## Available data
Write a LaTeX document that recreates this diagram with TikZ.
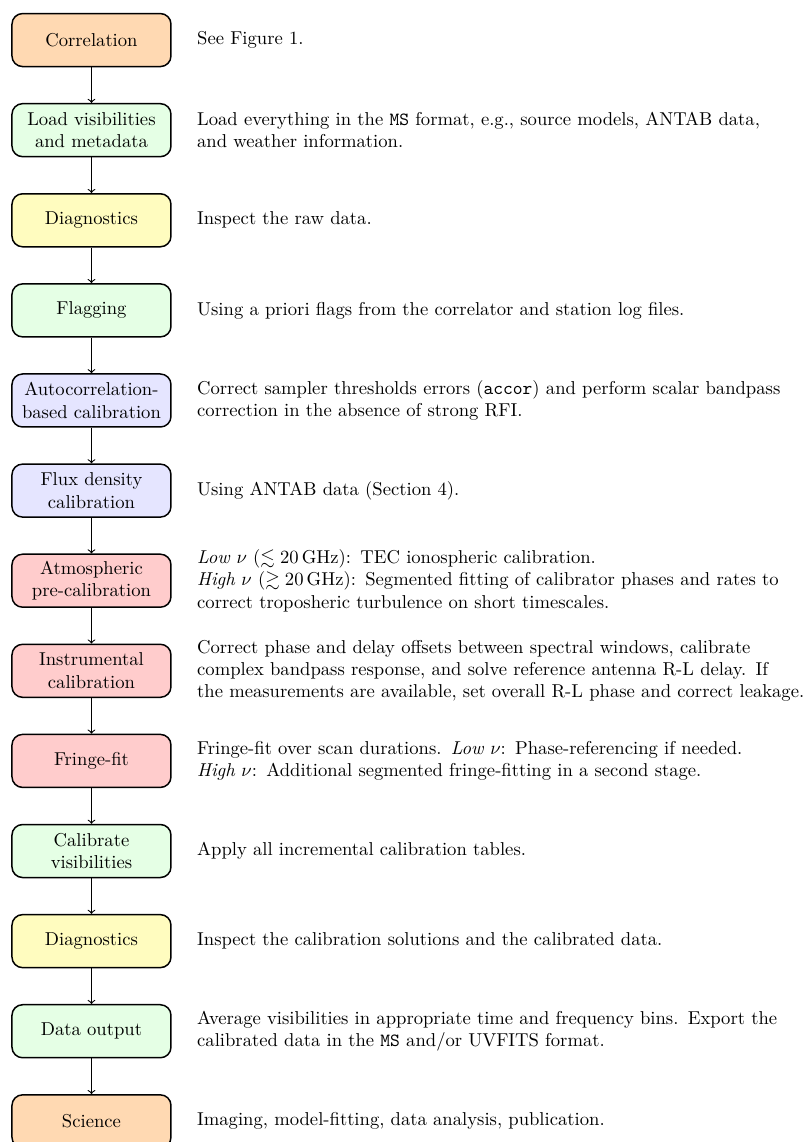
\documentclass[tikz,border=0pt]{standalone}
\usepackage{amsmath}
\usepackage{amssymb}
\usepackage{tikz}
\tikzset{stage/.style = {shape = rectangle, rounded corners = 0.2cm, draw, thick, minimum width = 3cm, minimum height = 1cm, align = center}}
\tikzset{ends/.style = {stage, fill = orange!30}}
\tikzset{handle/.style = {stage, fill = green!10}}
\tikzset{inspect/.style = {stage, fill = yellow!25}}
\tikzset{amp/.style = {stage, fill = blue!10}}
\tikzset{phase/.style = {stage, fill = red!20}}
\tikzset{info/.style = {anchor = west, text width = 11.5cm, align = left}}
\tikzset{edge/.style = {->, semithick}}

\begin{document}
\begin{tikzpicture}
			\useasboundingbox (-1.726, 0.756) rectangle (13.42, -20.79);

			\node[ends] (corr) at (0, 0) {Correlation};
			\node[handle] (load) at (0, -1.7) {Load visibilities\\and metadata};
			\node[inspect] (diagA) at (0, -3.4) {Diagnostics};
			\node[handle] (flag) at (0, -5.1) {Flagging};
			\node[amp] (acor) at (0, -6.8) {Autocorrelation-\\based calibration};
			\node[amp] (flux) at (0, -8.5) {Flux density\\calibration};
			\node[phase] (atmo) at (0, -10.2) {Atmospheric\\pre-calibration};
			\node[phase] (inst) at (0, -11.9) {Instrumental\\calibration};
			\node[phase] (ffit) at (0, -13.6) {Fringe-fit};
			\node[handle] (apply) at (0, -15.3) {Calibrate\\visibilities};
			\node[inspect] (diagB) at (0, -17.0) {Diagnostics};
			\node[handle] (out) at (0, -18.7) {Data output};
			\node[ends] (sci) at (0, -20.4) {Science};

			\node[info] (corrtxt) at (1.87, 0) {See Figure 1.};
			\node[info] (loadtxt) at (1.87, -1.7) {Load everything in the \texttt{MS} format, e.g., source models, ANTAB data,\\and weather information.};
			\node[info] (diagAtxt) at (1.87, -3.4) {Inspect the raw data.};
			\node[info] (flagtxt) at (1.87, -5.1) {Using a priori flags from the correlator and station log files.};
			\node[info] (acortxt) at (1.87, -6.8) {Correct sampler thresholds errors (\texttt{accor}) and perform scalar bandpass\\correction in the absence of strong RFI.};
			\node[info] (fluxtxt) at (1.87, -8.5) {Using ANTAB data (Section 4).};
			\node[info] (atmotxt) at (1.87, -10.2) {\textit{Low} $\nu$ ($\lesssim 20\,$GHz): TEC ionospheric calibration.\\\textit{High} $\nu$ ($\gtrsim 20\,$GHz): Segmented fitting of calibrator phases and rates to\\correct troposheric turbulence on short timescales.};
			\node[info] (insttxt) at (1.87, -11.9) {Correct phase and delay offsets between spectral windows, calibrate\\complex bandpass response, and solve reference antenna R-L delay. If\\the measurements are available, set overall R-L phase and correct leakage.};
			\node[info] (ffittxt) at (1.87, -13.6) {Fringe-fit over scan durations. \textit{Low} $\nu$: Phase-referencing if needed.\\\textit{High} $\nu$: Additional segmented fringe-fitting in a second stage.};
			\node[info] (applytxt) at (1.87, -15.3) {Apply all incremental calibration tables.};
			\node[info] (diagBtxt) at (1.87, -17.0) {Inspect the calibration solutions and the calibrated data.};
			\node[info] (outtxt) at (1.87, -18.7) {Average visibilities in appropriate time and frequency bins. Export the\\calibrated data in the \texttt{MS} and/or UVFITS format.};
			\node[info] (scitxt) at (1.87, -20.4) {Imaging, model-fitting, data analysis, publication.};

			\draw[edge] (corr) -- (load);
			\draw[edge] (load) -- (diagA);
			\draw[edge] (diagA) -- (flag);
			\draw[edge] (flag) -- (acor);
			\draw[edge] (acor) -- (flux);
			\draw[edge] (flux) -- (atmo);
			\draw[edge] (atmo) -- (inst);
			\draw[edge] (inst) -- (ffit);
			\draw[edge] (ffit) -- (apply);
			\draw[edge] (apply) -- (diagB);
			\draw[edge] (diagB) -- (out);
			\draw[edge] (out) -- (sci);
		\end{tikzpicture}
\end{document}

## Task requirements
Each line of the data should be quoted exactly, with pictures left out.

## Solution for this problem
Write a LaTeX document that recreates this diagram with TikZ.
\documentclass[tikz,border=0pt]{standalone}
\usepackage{amsmath}
\usepackage{amssymb}
\usepackage{tikz}
\tikzset{stage/.style = {shape = rectangle, rounded corners = 0.2cm, draw, thick, minimum width = 3cm, minimum height = 1cm, align = center}}
\tikzset{ends/.style = {stage, fill = orange!30}}
\tikzset{handle/.style = {stage, fill = green!10}}
\tikzset{inspect/.style = {stage, fill = yellow!25}}
\tikzset{amp/.style = {stage, fill = blue!10}}
\tikzset{phase/.style = {stage, fill = red!20}}
\tikzset{info/.style = {anchor = west, text width = 11.5cm, align = left}}
\tikzset{edge/.style = {->, semithick}}

\begin{document}
\begin{tikzpicture}
			\useasboundingbox (-1.726, 0.756) rectangle (13.42, -20.79);

			\node[ends] (corr) at (0, 0) {Correlation};
			\node[handle] (load) at (0, -1.7) {Load visibilities\\and metadata};
			\node[inspect] (diagA) at (0, -3.4) {Diagnostics};
			\node[handle] (flag) at (0, -5.1) {Flagging};
			\node[amp] (acor) at (0, -6.8) {Autocorrelation-\\based calibration};
			\node[amp] (flux) at (0, -8.5) {Flux density\\calibration};
			\node[phase] (atmo) at (0, -10.2) {Atmospheric\\pre-calibration};
			\node[phase] (inst) at (0, -11.9) {Instrumental\\calibration};
			\node[phase] (ffit) at (0, -13.6) {Fringe-fit};
			\node[handle] (apply) at (0, -15.3) {Calibrate\\visibilities};
			\node[inspect] (diagB) at (0, -17.0) {Diagnostics};
			\node[handle] (out) at (0, -18.7) {Data output};
			\node[ends] (sci) at (0, -20.4) {Science};

			\node[info] (corrtxt) at (1.87, 0) {See Figure 1.};
			\node[info] (loadtxt) at (1.87, -1.7) {Load everything in the \texttt{MS} format, e.g., source models, ANTAB data,\\and weather information.};
			\node[info] (diagAtxt) at (1.87, -3.4) {Inspect the raw data.};
			\node[info] (flagtxt) at (1.87, -5.1) {Using a priori flags from the correlator and station log files.};
			\node[info] (acortxt) at (1.87, -6.8) {Correct sampler thresholds errors (\texttt{accor}) and perform scalar bandpass\\correction in the absence of strong RFI.};
			\node[info] (fluxtxt) at (1.87, -8.5) {Using ANTAB data (Section 4).};
			\node[info] (atmotxt) at (1.87, -10.2) {\textit{Low} $\nu$ ($\lesssim 20\,$GHz): TEC ionospheric calibration.\\\textit{High} $\nu$ ($\gtrsim 20\,$GHz): Segmented fitting of calibrator phases and rates to\\correct troposheric turbulence on short timescales.};
			\node[info] (insttxt) at (1.87, -11.9) {Correct phase and delay offsets between spectral windows, calibrate\\complex bandpass response, and solve reference antenna R-L delay. If\\the measurements are available, set overall R-L phase and correct leakage.};
			\node[info] (ffittxt) at (1.87, -13.6) {Fringe-fit over scan durations. \textit{Low} $\nu$: Phase-referencing if needed.\\\textit{High} $\nu$: Additional segmented fringe-fitting in a second stage.};
			\node[info] (applytxt) at (1.87, -15.3) {Apply all incremental calibration tables.};
			\node[info] (diagBtxt) at (1.87, -17.0) {Inspect the calibration solutions and the calibrated data.};
			\node[info] (outtxt) at (1.87, -18.7) {Average visibilities in appropriate time and frequency bins. Export the\\calibrated data in the \texttt{MS} and/or UVFITS format.};
			\node[info] (scitxt) at (1.87, -20.4) {Imaging, model-fitting, data analysis, publication.};

			\draw[edge] (corr) -- (load);
			\draw[edge] (load) -- (diagA);
			\draw[edge] (diagA) -- (flag);
			\draw[edge] (flag) -- (acor);
			\draw[edge] (acor) -- (flux);
			\draw[edge] (flux) -- (atmo);
			\draw[edge] (atmo) -- (inst);
			\draw[edge] (inst) -- (ffit);
			\draw[edge] (ffit) -- (apply);
			\draw[edge] (apply) -- (diagB);
			\draw[edge] (diagB) -- (out);
			\draw[edge] (out) -- (sci);
		\end{tikzpicture}
\end{document}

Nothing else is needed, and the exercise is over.